* _WHAT THIS TASK INVOLVES_: Up to and including the line that contains "mec='#222222', mfc='none', mew=1.0, zorder=4)", write out each line of the material from its first line, exactly.

* _SUPPLIED MATERIAL_:
◆ ◆ ◆ ◆ ◆ ◆ ◆

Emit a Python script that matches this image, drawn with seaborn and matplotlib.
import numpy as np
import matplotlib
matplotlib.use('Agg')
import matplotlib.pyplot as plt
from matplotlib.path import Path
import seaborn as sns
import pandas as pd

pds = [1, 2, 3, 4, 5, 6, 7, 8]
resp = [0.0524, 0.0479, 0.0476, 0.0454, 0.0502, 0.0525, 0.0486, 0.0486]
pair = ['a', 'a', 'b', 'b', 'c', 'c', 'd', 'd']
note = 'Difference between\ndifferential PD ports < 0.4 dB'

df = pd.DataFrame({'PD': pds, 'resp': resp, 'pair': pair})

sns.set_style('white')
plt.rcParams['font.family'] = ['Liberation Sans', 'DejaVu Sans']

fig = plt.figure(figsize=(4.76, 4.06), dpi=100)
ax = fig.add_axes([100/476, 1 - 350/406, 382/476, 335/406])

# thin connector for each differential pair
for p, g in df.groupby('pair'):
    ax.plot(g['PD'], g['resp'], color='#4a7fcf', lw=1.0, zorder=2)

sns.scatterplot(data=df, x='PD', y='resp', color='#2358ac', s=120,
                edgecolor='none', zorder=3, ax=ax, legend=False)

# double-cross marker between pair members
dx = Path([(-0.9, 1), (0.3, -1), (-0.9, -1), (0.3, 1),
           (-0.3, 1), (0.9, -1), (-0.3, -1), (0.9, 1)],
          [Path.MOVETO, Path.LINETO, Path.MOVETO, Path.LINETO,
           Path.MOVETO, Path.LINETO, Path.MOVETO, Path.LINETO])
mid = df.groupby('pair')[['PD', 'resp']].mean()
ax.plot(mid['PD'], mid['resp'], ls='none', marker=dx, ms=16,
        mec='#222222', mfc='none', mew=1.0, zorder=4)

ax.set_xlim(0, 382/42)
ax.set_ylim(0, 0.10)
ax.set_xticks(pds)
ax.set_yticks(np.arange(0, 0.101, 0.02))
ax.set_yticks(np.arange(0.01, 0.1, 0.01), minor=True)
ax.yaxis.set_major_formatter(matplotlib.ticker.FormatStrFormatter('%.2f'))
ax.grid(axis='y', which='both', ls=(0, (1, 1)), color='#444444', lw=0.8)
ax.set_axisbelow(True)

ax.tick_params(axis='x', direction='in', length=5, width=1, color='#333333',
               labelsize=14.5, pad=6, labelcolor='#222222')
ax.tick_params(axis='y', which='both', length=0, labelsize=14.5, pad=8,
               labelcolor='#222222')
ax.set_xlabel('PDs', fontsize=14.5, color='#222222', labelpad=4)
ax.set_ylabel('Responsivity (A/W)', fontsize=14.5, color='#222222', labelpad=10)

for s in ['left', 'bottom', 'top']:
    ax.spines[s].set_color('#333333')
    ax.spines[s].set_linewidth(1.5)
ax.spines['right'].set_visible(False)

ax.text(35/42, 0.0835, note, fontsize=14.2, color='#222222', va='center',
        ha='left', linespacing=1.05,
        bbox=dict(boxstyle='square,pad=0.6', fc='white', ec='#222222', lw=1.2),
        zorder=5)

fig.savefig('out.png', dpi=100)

◆ ◆ ◆ ◆ ◆ ◆ ◆

* _EXPECTED ANSWER_:
Emit a Python script that matches this image, drawn with seaborn and matplotlib.
import numpy as np
import matplotlib
matplotlib.use('Agg')
import matplotlib.pyplot as plt
from matplotlib.path import Path
import seaborn as sns
import pandas as pd

pds = [1, 2, 3, 4, 5, 6, 7, 8]
resp = [0.0524, 0.0479, 0.0476, 0.0454, 0.0502, 0.0525, 0.0486, 0.0486]
pair = ['a', 'a', 'b', 'b', 'c', 'c', 'd', 'd']
note = 'Difference between\ndifferential PD ports < 0.4 dB'

df = pd.DataFrame({'PD': pds, 'resp': resp, 'pair': pair})

sns.set_style('white')
plt.rcParams['font.family'] = ['Liberation Sans', 'DejaVu Sans']

fig = plt.figure(figsize=(4.76, 4.06), dpi=100)
ax = fig.add_axes([100/476, 1 - 350/406, 382/476, 335/406])

# thin connector for each differential pair
for p, g in df.groupby('pair'):
    ax.plot(g['PD'], g['resp'], color='#4a7fcf', lw=1.0, zorder=2)

sns.scatterplot(data=df, x='PD', y='resp', color='#2358ac', s=120,
                edgecolor='none', zorder=3, ax=ax, legend=False)

# double-cross marker between pair members
dx = Path([(-0.9, 1), (0.3, -1), (-0.9, -1), (0.3, 1),
           (-0.3, 1), (0.9, -1), (-0.3, -1), (0.9, 1)],
          [Path.MOVETO, Path.LINETO, Path.MOVETO, Path.LINETO,
           Path.MOVETO, Path.LINETO, Path.MOVETO, Path.LINETO])
mid = df.groupby('pair')[['PD', 'resp']].mean()
ax.plot(mid['PD'], mid['resp'], ls='none', marker=dx, ms=16,
        mec='#222222', mfc='none', mew=1.0, zorder=4)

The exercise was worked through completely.